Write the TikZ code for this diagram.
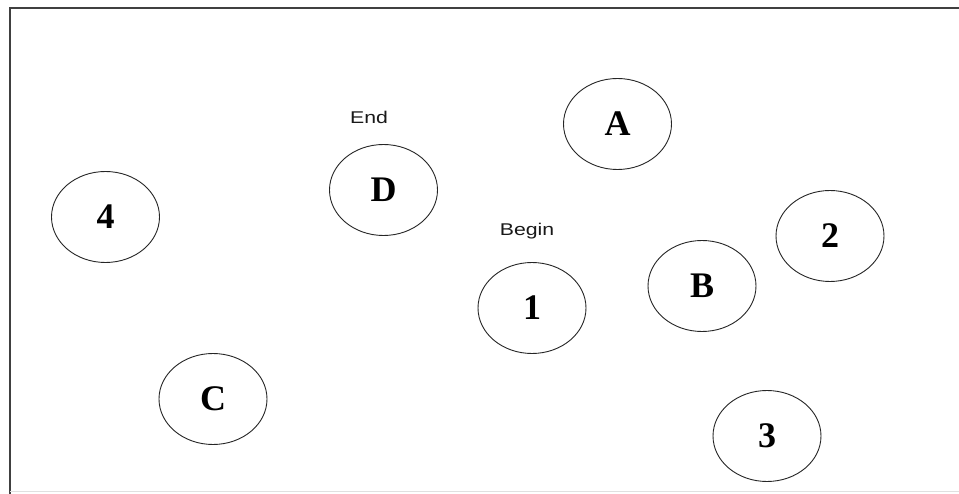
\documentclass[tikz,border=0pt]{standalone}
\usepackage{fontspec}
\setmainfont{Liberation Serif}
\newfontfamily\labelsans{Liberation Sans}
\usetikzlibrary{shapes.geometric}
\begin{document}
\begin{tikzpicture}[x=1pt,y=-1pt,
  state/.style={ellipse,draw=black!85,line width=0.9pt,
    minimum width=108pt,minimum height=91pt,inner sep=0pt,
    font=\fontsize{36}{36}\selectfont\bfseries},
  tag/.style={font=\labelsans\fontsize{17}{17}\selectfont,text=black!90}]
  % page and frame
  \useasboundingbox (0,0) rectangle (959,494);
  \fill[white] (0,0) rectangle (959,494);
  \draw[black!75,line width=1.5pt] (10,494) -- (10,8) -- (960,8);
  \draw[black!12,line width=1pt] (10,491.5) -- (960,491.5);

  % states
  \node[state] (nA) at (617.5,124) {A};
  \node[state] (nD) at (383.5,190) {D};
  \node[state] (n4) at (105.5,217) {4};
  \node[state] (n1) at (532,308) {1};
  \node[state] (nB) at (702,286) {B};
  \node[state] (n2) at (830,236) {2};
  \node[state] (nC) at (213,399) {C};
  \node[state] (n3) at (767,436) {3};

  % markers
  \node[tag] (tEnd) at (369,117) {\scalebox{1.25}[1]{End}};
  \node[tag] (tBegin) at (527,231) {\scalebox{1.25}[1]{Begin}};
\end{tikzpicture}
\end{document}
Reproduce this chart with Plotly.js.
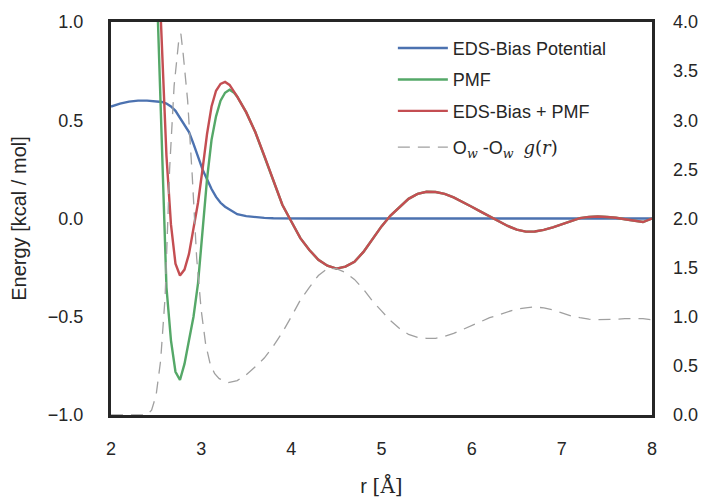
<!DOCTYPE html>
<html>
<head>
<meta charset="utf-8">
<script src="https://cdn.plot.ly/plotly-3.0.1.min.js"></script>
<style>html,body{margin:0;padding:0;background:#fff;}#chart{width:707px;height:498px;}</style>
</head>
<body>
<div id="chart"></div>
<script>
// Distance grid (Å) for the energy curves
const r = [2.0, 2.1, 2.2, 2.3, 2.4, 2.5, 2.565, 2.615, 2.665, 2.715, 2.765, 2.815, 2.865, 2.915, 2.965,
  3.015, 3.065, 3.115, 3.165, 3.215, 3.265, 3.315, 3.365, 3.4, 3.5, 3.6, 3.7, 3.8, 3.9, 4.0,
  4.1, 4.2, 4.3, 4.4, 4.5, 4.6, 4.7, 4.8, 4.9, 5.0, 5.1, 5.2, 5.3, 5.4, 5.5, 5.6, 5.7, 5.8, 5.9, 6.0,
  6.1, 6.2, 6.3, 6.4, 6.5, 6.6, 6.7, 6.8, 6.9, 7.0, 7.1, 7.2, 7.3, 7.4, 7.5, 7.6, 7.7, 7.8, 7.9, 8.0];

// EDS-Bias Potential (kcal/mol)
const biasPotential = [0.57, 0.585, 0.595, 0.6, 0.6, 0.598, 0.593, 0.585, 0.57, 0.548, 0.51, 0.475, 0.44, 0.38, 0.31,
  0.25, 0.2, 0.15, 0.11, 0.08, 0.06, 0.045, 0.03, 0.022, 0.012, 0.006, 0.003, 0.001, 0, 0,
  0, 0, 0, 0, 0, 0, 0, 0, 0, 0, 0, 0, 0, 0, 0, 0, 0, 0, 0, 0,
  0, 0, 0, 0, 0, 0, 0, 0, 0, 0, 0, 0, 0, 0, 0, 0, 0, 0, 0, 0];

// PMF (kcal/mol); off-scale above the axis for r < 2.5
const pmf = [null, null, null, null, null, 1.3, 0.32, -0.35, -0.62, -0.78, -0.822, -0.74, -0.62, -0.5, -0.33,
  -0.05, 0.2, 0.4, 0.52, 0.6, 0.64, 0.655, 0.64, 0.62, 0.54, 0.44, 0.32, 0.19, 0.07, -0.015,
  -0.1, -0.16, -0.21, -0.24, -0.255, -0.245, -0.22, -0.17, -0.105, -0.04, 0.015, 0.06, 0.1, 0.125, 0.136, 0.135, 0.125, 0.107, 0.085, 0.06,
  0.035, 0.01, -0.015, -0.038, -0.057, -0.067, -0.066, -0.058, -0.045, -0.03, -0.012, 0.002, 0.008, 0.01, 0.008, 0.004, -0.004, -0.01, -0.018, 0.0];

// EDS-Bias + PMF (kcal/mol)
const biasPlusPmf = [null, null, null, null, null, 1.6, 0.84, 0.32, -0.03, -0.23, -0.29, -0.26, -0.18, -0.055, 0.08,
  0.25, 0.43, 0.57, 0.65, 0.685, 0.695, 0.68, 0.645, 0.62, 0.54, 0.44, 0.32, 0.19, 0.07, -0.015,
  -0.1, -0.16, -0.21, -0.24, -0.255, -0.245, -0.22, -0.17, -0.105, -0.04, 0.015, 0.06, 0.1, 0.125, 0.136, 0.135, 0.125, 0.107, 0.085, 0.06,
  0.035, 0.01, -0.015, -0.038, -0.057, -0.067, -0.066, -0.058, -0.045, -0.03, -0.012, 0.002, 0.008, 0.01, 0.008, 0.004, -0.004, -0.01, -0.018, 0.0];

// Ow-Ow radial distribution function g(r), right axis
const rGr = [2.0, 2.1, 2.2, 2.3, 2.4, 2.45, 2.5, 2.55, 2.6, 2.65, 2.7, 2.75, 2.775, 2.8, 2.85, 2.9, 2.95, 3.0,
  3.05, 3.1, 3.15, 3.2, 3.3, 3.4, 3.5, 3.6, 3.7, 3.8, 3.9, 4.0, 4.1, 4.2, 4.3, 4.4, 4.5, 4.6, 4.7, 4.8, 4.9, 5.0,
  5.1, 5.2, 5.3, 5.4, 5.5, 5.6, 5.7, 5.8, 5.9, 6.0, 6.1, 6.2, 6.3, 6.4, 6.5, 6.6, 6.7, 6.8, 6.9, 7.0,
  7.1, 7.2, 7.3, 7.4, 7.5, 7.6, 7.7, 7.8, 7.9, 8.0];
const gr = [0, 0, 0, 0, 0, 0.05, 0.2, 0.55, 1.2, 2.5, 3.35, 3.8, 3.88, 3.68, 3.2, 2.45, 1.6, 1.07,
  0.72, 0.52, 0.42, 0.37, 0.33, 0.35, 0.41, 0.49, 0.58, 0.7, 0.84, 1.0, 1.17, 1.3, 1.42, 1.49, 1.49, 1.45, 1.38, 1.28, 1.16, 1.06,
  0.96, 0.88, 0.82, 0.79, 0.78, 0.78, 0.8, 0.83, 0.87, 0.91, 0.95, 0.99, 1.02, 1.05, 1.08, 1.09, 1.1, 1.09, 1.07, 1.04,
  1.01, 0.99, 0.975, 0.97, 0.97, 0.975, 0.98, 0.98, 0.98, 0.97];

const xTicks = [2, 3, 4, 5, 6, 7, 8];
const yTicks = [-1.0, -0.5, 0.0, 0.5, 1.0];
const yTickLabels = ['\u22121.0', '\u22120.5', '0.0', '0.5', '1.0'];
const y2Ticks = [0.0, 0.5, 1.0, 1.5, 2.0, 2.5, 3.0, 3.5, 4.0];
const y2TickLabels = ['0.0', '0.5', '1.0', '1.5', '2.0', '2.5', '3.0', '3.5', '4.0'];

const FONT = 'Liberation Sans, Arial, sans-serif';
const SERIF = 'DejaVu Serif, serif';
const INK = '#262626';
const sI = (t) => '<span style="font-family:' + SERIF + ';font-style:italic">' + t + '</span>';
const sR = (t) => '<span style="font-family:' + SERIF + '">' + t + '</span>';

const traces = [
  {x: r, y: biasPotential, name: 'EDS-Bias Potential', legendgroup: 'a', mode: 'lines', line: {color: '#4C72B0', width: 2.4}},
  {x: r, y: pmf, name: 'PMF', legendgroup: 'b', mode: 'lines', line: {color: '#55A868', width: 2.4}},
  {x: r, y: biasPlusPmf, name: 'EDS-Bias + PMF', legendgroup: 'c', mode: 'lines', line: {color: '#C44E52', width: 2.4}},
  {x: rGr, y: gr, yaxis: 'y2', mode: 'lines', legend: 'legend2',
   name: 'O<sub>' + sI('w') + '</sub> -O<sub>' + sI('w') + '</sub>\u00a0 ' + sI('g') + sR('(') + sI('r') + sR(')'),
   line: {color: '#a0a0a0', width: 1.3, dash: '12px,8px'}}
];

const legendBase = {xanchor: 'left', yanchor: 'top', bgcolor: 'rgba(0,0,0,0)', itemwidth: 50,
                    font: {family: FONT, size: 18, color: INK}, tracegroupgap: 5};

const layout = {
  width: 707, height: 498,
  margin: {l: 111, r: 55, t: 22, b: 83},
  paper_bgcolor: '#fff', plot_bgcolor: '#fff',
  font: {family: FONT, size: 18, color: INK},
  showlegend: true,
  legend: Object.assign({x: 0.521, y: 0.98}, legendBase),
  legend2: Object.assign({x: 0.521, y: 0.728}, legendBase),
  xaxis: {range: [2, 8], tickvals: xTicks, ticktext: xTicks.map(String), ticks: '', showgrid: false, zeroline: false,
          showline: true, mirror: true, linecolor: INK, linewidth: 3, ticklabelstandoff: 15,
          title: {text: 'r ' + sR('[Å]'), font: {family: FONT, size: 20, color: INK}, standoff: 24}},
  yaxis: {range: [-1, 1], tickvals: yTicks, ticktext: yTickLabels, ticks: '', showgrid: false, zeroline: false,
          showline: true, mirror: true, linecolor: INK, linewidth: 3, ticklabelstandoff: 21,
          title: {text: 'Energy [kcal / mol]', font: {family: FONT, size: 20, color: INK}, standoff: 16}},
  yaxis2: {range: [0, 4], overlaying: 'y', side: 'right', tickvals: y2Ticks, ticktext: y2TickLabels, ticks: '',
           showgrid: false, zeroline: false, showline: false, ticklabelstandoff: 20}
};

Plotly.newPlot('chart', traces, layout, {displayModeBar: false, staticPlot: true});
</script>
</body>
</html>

▬▬▬

Find the lines holding "this" and list every one.

Write the TikZ code for this diagram.
Reproduce this chart with Plotly.js.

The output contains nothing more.